# 20 gallon long planted tank



## yourlocalanimalfreak (May 22, 2018)

I've had this tank set up for about 6 months now. I've got about an inch of dirt with a sand cap, lots of java miss, and some other plants that I don't know the name of. I've had 3 White cloud minnows in it since I set it up, and recently got this Betta from a friend who's daughter wasn't caring for it properly. I think this boy is finally happy









Sent from my XT1254 using Tapatalk


----------



## RussellTheShihTzu (Mar 19, 2013)

Welcome to the Forum! :wave:

Very nice tank. He's one lucky Betta.


----------



## yourlocalanimalfreak (May 22, 2018)

RussellTheShihTzu said:


> Welcome to the Forum! :wave:
> 
> Very nice tank. He's one lucky Betta.


Right now it's kind of clustered, but I'm hoping with the new lighting that I got today( two t5's) my plants will grow in a little bit and I can get them looking a bit nicer. I want to whole bottom covered with the java moss.

Sent from my XT1254 using Tapatalk


----------



## GazHMPK (May 7, 2018)

Very nice tank and that betta will love it!! Do some research on LED lights. They're heaps cheaper and more efficient. I grow all my plants with LED.
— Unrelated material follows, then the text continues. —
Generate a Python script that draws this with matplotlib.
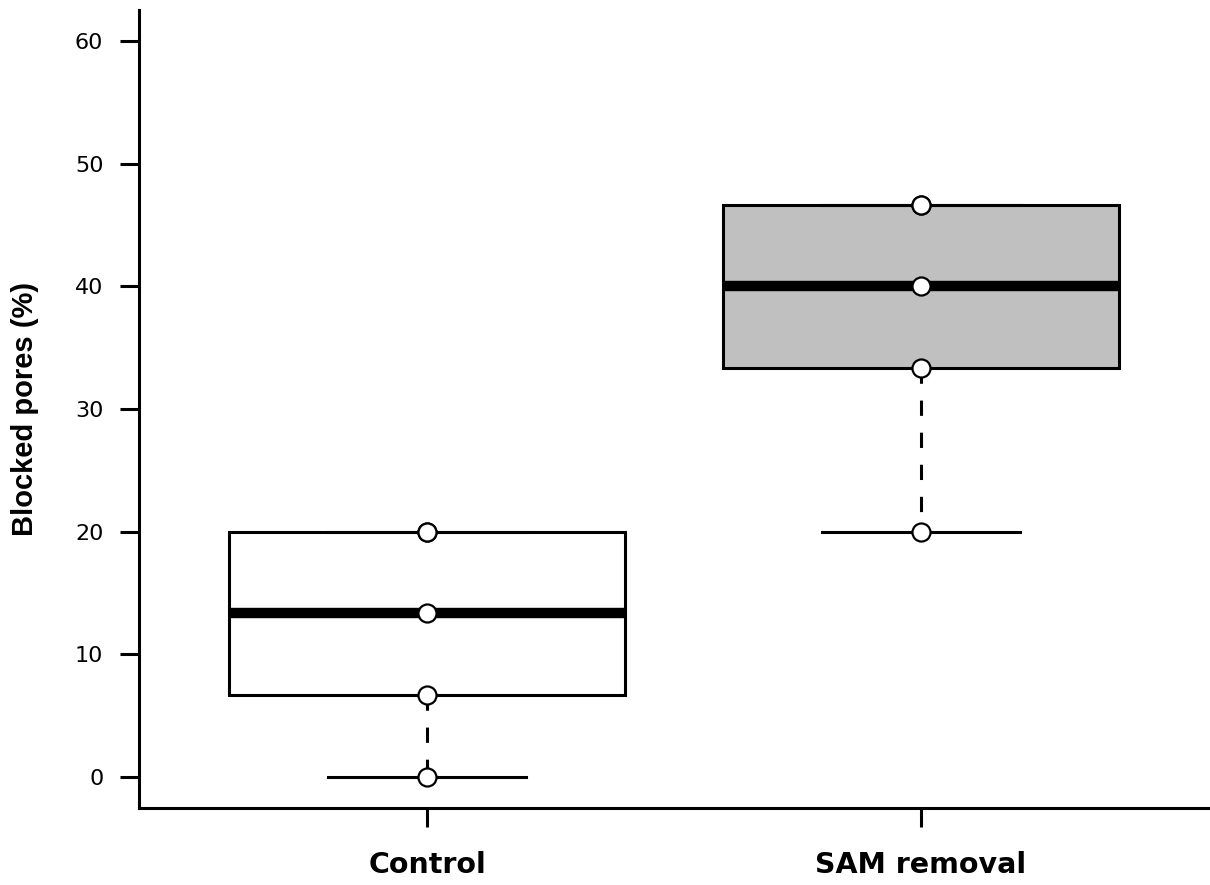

Sent from my SM-G960F using Tapatalk


----------



## mjfa (Apr 23, 2018)

Very nice tank and a lucky boy! Hope it develops as you want it. I guess you have some Bacopa and Ludwigia among others.


----------



## yourlocalanimalfreak (May 22, 2018)

Found some new lighting and the tank looks so much more beautiful! My sister had two little t5's sitting around and wow do they make the colors pop and the plants are loving them! First photo is before, second is after changing the lights









Sent from my XT1254 using Tapatalk


----------